Is there a green bond bubble?

8 Nov 21

Experts have talked down chances of unsustainable spike in green asset valuations.

The explosion in demand for ethical investment opportunities – some with dubious credentials – has led to bloated valuations, which experts warn cannot be sustained long term.

Environmental, social and governance assets are estimated to have risen by nearly a third between 2016 and 2020 to US$35trn (£25.7trn) – representing 36% of professionally managed assets.

Another set of predictions – based on a narrower definition, including only mutual funds and exchange-traded funds that self-report as having ESG or socially responsible investment mandates – shows even faster growth, with assets soaring more than tenfold over the past five years to around US$2tn (£1.46trn).

In late September, the Bank for International Settlements compared the boom to those of railroad stocks in the 1800s, internet stocks during the dotcom bubble and mortgage backed securities in the 2008 financial crisis.

It said there were “questions about the possibility that a bubble [in ESG assets] might develop, unless market transparency can be ensured”.

But Dewi John, head of research, UK and Ireland, at financial services firm Refinitiv Lipper, believes talk of the generalised risks of ESG bubbles ignores the enormous shortfall in investment needed to achieve a carbon-neutral transition.

“There will be lots of upsets as particular areas within the ESG market become fashionable and a lot of cash chases them – this will happen again and again and again,” he said. “But, overall, the amount of capital that is needed to effect just a sustainable future within the next 10 or 20 years is so huge, and we are depressingly far off plugging that gap.”

David Stubbs, global head of investment strategy at JP Morgan Private Bank, said there is a distinction between an investor frenzy for, say, clean energy or electric cars, which could lead to a temporary bubble, and the underlying shift in investment methodology towards ESG, which he believes is now irreversible.

“Periods of investor exuberance and retreat will come and go throughout the decade, even as sustainability themes become increasingly entrenched in the global economy,” Stubbs said. “Talk of a bubble in ESG investing underestimates the hold these issues now have on the finance industry.”

Damian Payiatakis, head of sustainable and impact investing at Barclays Private Bank, believes that bubbles will arise, owing to a lack of market knowledge on the part of investors, who are misled into buying greenwashed products.

“Bubbles that may form and potentially pop will be where investors don’t understand or have guidance to navigate the market,” he said. Increased regulatory disclosures and industry convergence should make it easier to identify genuinely sustainable investments, Payiatakis added.

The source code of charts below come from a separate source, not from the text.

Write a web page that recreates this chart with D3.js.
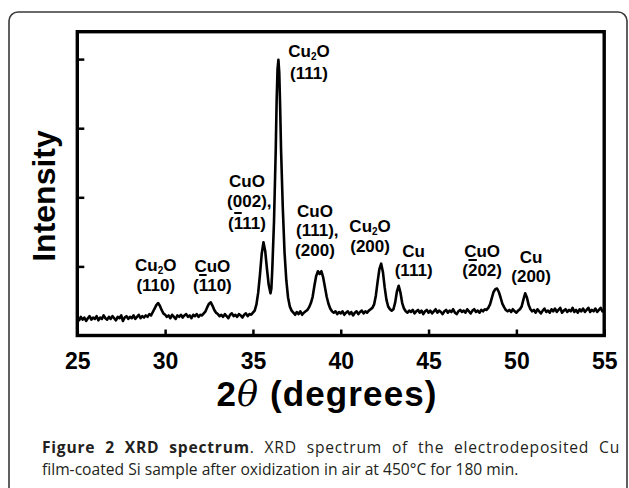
<!DOCTYPE html>
<html><head><meta charset="utf-8">
<script src="https://cdn.jsdelivr.net/npm/d3@7/dist/d3.min.js"></script>
<style>body{margin:0;background:#fff} svg{display:block}</style>
</head><body>
<svg id="c" width="629" height="488"></svg>
<script>
// ---- data ----
const spectrum = [
[25.0,0.25],[25.1,0.22],[25.2,0.27],[25.3,0.23],[25.4,0.26],[25.5,0.21],[25.6,0.25],[25.7,0.28],[25.8,0.23],[25.9,0.26],
[26.0,0.24],[26.1,0.28],[26.2,0.22],[26.3,0.26],[26.4,0.24],[26.5,0.29],[26.6,0.25],[26.7,0.23],[26.8,0.27],[26.9,0.24],
[27.0,0.28],[27.1,0.25],[27.2,0.22],[27.3,0.27],[27.4,0.25],[27.5,0.29],[27.6,0.21],[27.7,0.26],[27.8,0.28],[27.9,0.24],
[28.0,0.27],[28.1,0.25],[28.2,0.29],[28.3,0.24],[28.4,0.27],[28.5,0.30],[28.6,0.25],[28.7,0.28],[28.8,0.26],[28.9,0.29],
[29.0,0.27],[29.1,0.31],[29.2,0.29],[29.3,0.34],[29.4,0.39],[29.5,0.44],[29.6,0.47],[29.7,0.43],[29.8,0.37],[29.9,0.32],
[30.0,0.30],[30.1,0.27],[30.2,0.29],[30.3,0.25],[30.4,0.30],[30.5,0.27],[30.6,0.24],[30.7,0.29],[30.8,0.27],[30.9,0.30],
[31.0,0.26],[31.1,0.29],[31.2,0.31],[31.3,0.27],[31.4,0.29],[31.5,0.25],[31.6,0.30],[31.7,0.28],[31.8,0.31],[31.9,0.27],
[32.0,0.30],[32.1,0.29],[32.2,0.32],[32.3,0.35],[32.4,0.41],[32.5,0.46],[32.6,0.48],[32.7,0.43],[32.8,0.37],[32.9,0.33],
[33.0,0.31],[33.1,0.28],[33.2,0.30],[33.3,0.27],[33.4,0.31],[33.5,0.28],[33.6,0.25],[33.7,0.30],[33.8,0.32],[33.9,0.28],
[34.0,0.30],[34.1,0.27],[34.2,0.31],[34.3,0.29],[34.4,0.26],[34.5,0.30],[34.6,0.32],[34.7,0.28],[34.8,0.31],[34.9,0.30],
[35.0,0.33],[35.1,0.36],[35.2,0.45],[35.3,0.62],[35.4,0.88],[35.5,1.18],[35.6,1.35],[35.7,1.22],[35.8,0.96],[35.9,0.73],
[36.0,0.61],[36.05,0.68],[36.1,0.95],[36.2,1.65],[36.3,2.70],[36.35,3.40],[36.4,3.85],[36.45,3.99],[36.5,3.80],[36.55,3.30],
[36.6,2.70],[36.7,1.85],[36.8,1.20],[36.9,0.80],[37.0,0.55],[37.1,0.42],[37.2,0.36],[37.3,0.33],[37.4,0.30],[37.5,0.34],
[37.6,0.31],[37.7,0.35],[37.8,0.30],[37.9,0.33],[38.0,0.35],[38.1,0.37],[38.2,0.41],[38.3,0.47],[38.4,0.56],[38.5,0.72],
[38.6,0.86],[38.7,0.93],[38.8,0.89],[38.9,0.93],[39.0,0.84],[39.1,0.70],[39.2,0.56],[39.3,0.46],[39.4,0.39],[39.5,0.35],
[39.6,0.33],[39.7,0.35],[39.8,0.31],[39.9,0.34],[40.0,0.32],[40.1,0.35],[40.2,0.30],[40.3,0.33],[40.4,0.35],[40.5,0.31],
[40.6,0.34],[40.7,0.29],[40.8,0.33],[40.9,0.35],[41.0,0.31],[41.1,0.34],[41.2,0.36],[41.3,0.32],[41.4,0.35],[41.5,0.33],
[41.6,0.36],[41.7,0.38],[41.8,0.40],[41.9,0.45],[42.0,0.58],[42.1,0.78],[42.2,0.96],[42.3,1.04],[42.4,0.92],[42.5,0.70],
[42.6,0.52],[42.7,0.42],[42.8,0.38],[42.9,0.36],[43.0,0.38],[43.1,0.48],[43.2,0.64],[43.3,0.72],[43.4,0.62],[43.5,0.47],
[43.6,0.39],[43.7,0.35],[43.8,0.33],[43.9,0.36],[44.0,0.34],[44.1,0.37],[44.2,0.32],[44.3,0.35],[44.4,0.37],[44.5,0.33],
[44.6,0.36],[44.7,0.31],[44.8,0.35],[44.9,0.37],[45.0,0.33],[45.1,0.36],[45.2,0.32],[45.3,0.35],[45.4,0.38],[45.5,0.33],
[45.6,0.36],[45.7,0.34],[45.8,0.31],[45.9,0.35],[46.0,0.37],[46.1,0.33],[46.2,0.36],[46.3,0.34],[46.4,0.38],[46.5,0.33],
[46.6,0.31],[46.7,0.35],[46.8,0.37],[46.9,0.34],[47.0,0.36],[47.1,0.33],[47.2,0.38],[47.3,0.35],[47.4,0.32],[47.5,0.36],
[47.6,0.38],[47.7,0.34],[47.8,0.36],[47.9,0.33],[48.0,0.37],[48.1,0.35],[48.2,0.38],[48.3,0.37],[48.4,0.40],[48.5,0.45],
[48.6,0.54],[48.7,0.63],[48.8,0.67],[48.9,0.68],[49.0,0.63],[49.1,0.55],[49.2,0.46],[49.3,0.41],[49.4,0.37],[49.5,0.35],
[49.6,0.37],[49.7,0.34],[49.8,0.38],[49.9,0.35],[50.0,0.33],[50.1,0.36],[50.2,0.38],[50.3,0.42],[50.4,0.52],[50.5,0.61],
[50.6,0.55],[50.7,0.44],[50.8,0.38],[50.9,0.35],[51.0,0.37],[51.1,0.33],[51.2,0.38],[51.3,0.35],[51.4,0.32],[51.5,0.36],
[51.6,0.39],[51.7,0.34],[51.8,0.36],[51.9,0.33],[52.0,0.38],[52.1,0.35],[52.2,0.39],[52.3,0.34],[52.4,0.37],[52.5,0.40],
[52.6,0.33],[52.7,0.36],[52.8,0.38],[52.9,0.34],[53.0,0.37],[53.1,0.35],[53.2,0.40],[53.3,0.34],[53.4,0.37],[53.5,0.33],
[53.6,0.38],[53.7,0.35],[53.8,0.39],[53.9,0.34],[54.0,0.37],[54.1,0.40],[54.2,0.34],[54.3,0.37],[54.4,0.35],[54.5,0.39],
[54.6,0.34],[54.7,0.37],[54.8,0.40],[54.9,0.35],[55.0,0.37]
];
const xTicks = [25, 30, 35, 40, 45, 50, 55];
const yTicks = [1, 2, 3, 4];
// peak annotations: "_" = next char subscript, "~" = next char overlined
const peakAngles = [29.47, 32.69, 34.66, 38.19, 38.53, 41.67, 44.15, 48.05, 50.84];
const peakLabels = [
  ["Cu_2O", "(110)"],
  ["CuO", "(~110)"],
  ["CuO", "(002),", "(~111)"],
  ["Cu_2O", "(111)"],
  ["CuO", "(111),", "(200)"],
  ["Cu_2O", "(200)"],
  ["Cu", "(111)"],
  ["CuO", "(~202)"],
  ["Cu", "(200)"]
];
const xTitle = ["2", "θ", " (degrees)"];
const yTitle = "Intensity";
const captionBold = "Figure 2 XRD spectrum";
const captionLine1 = ". XRD spectrum of the electrodeposited Cu";
const captionLine2 = "film-coated Si sample after oxidization in air at 450°C for 180 min.";

// ---- layout ----
const labelBaselines = [[271,291],[272,291],[187,207,229],[57,79],[217,236,256],[232,252],[257,276],[257,276],[263,282]];
const L = 77.3, R = 604.2, T = 31.7, B = 335.5;
const svg = d3.select("#c");
const FONT = "'Liberation Sans', Arial, sans-serif";

// outer rounded box
svg.append("rect").attr("x", 9).attr("y", 12).attr("width", 618).attr("height", 485)
  .attr("rx", 9).attr("fill", "#fff").attr("stroke", "#3a3a3a").attr("stroke-width", 1.6);

const x = d3.scaleLinear().domain([25, 55]).range([L, R]);
const y = d3.scaleLinear().domain([0, (B - T) / 69.1]).range([B, T]);

// spectrum line
svg.append("path").datum(spectrum)
  .attr("d", d3.line().x(d => x(d[0])).y(d => y(d[1])))
  .attr("fill", "none").attr("stroke", "#000").attr("stroke-width", 2.6)
  .attr("stroke-linejoin", "round");

// axes
const xa = svg.append("g").attr("transform", `translate(0,${B})`)
  .call(d3.axisBottom(x).tickValues(xTicks).tickSizeInner(-6).tickSizeOuter(0).tickPadding(17).tickFormat(d3.format("d")));
xa.select(".domain").remove();
xa.selectAll("line").attr("stroke", "#000").attr("stroke-width", 2.5);
xa.selectAll("text").attr("font-family", FONT).attr("font-weight", "bold").attr("font-size", 23).attr("fill", "#000");

const ya = svg.append("g").attr("transform", `translate(${L},0)`)
  .call(d3.axisLeft(y).tickValues(yTicks).tickSizeInner(-7).tickSizeOuter(0).tickFormat(""));
ya.select(".domain").remove();
ya.selectAll("line").attr("stroke", "#000").attr("stroke-width", 2.5);

// frame
svg.append("rect").attr("x", L).attr("y", T).attr("width", R - L).attr("height", B - T)
  .attr("fill", "none").attr("stroke", "#000").attr("stroke-width", 3.4);

// peak labels
const SUB = 10, SUBDY = 3;
const lg = svg.append("g").attr("font-family", FONT).attr("font-weight", "bold").attr("font-size", 17).attr("fill", "#000");
function parse(str) {
  const segs = [];
  for (let k = 0; k < str.length; k++) {
    const c = str[k];
    if (c === "_") { segs.push({ ch: str[k + 1], sub: true }); k++; }
    else if (c === "~") { segs.push({ ch: str[k + 1], bar: true }); k++; }
    else segs.push({ ch: c });
  }
  return segs;
}
peakLabels.forEach((lines, i) => {
  const cx = x(peakAngles[i]);
  const t = lg.append("text");
  const bars = [];
  lines.forEach((str, j) => {
    const by = labelBaselines[i][j];
    const segs = parse(str);
    const tmp = lg.append("text");
    segs.forEach(s => tmp.append("tspan").attr("font-size", s.sub ? SUB : null).text(s.ch));
    const n = tmp.node();
    let w = n.getComputedTextLength();
    if (str.endsWith(",")) w -= n.getSubStringLength(segs.length - 1, 1);
    const x0 = cx - w / 2;
    segs.forEach((s, k) => {
      if (s.bar) bars.push([x0 + n.getStartPositionOfChar(k).x, x0 + n.getEndPositionOfChar(k).x, by - 16]);
    });
    tmp.remove();
    let shifted = false;
    segs.forEach((s, k) => {
      const sp = t.append("tspan").text(s.ch);
      if (k === 0) sp.attr("x", x0).attr("y", by);
      if (s.sub) { sp.attr("font-size", SUB).attr("dy", SUBDY); shifted = true; }
      else if (shifted) { sp.attr("dy", -SUBDY); shifted = false; }
    });
  });
  bars.forEach(b => lg.append("line").attr("x1", b[0] + 0.5).attr("x2", b[1] - 0.5)
    .attr("y1", b[2]).attr("y2", b[2]).attr("stroke", "#000").attr("stroke-width", 2));
});

// axis titles
const xt = svg.append("text").attr("x", 327).attr("y", 406).attr("text-anchor", "middle")
  .attr("font-family", FONT).attr("font-weight", "bold").attr("font-size", 35).attr("fill", "#000");
xt.append("tspan").text(xTitle[0]);
xt.append("tspan").attr("font-style", "italic").attr("font-weight", "normal").attr("font-family", "'DejaVu Serif', serif").text(xTitle[1]);
xt.append("tspan").text(xTitle[2]);
{
  const w = xt.node().getComputedTextLength();
  const n = xTitle.join("").length - 1;
  xt.attr("letter-spacing", (220 - w) / n);
}

svg.append("text").attr("transform", "translate(55,196) rotate(-90)").attr("text-anchor", "middle")
  .attr("font-family", FONT).attr("font-weight", "bold").attr("font-size", 32).attr("fill", "#000").text(yTitle);

// caption
const CF = "'Open Sans', sans-serif";
const c2 = svg.append("text").attr("x", 42).attr("y", 475).attr("font-family", CF).attr("font-size", 15).attr("fill", "#231f20").text(captionLine2);
const cfs = 15 * 477 / c2.node().getComputedTextLength();
c2.attr("font-size", cfs);
const c1 = svg.append("text").attr("x", 42).attr("y", 453).attr("font-family", CF).attr("font-size", cfs).attr("fill", "#231f20");
const cb = c1.append("tspan").attr("font-weight", "bold").text(captionBold);
c1.append("tspan").text(captionLine1);
{
  const w1 = c1.node().getComputedTextLength();
  const full = captionBold + captionLine1;
  const gaps = full.split(" ").length - 1;
  const extra = Math.max(0, 578 - w1);
  const ls = extra * 0.5 / (full.length - 1);
  c1.attr("letter-spacing", ls);
  const w1b = c1.node().getComputedTextLength();
  c1.attr("word-spacing", Math.max(0, (578 - w1b) / gaps));
}
</script>
</body></html>
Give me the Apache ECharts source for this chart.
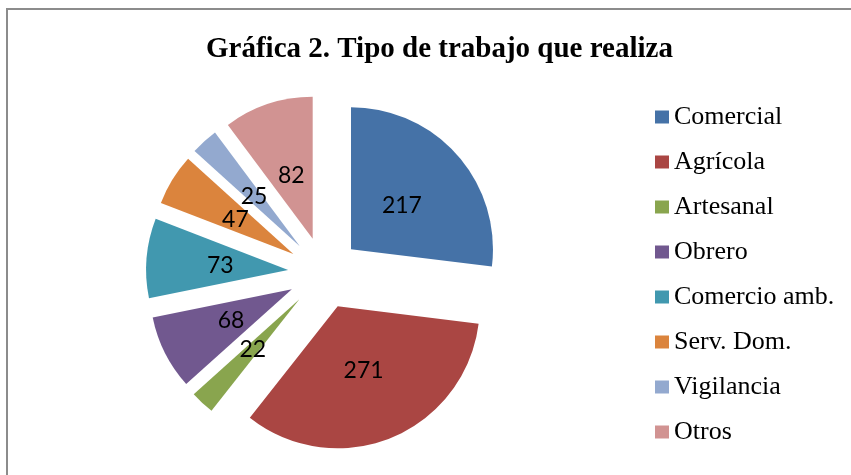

Meanwhile, investors must understand the implications of different approaches to sustainable investment on their portfolios, Payiatakis said: “Integrate sustainability as a fundamental part of investment. Do not use it as a simplistic filter or short cut to select investments based on labels.”

Public sector bodies must now consider ESG credentials alongside security, liquidity and yield when investing, warned Richard Lloyd-Bithell, senior technical manager at CIPFA: “They need to ensure they have a robust framework of due diligence to assess whether these ESG-tagged investments are as green and credible as they say they are.”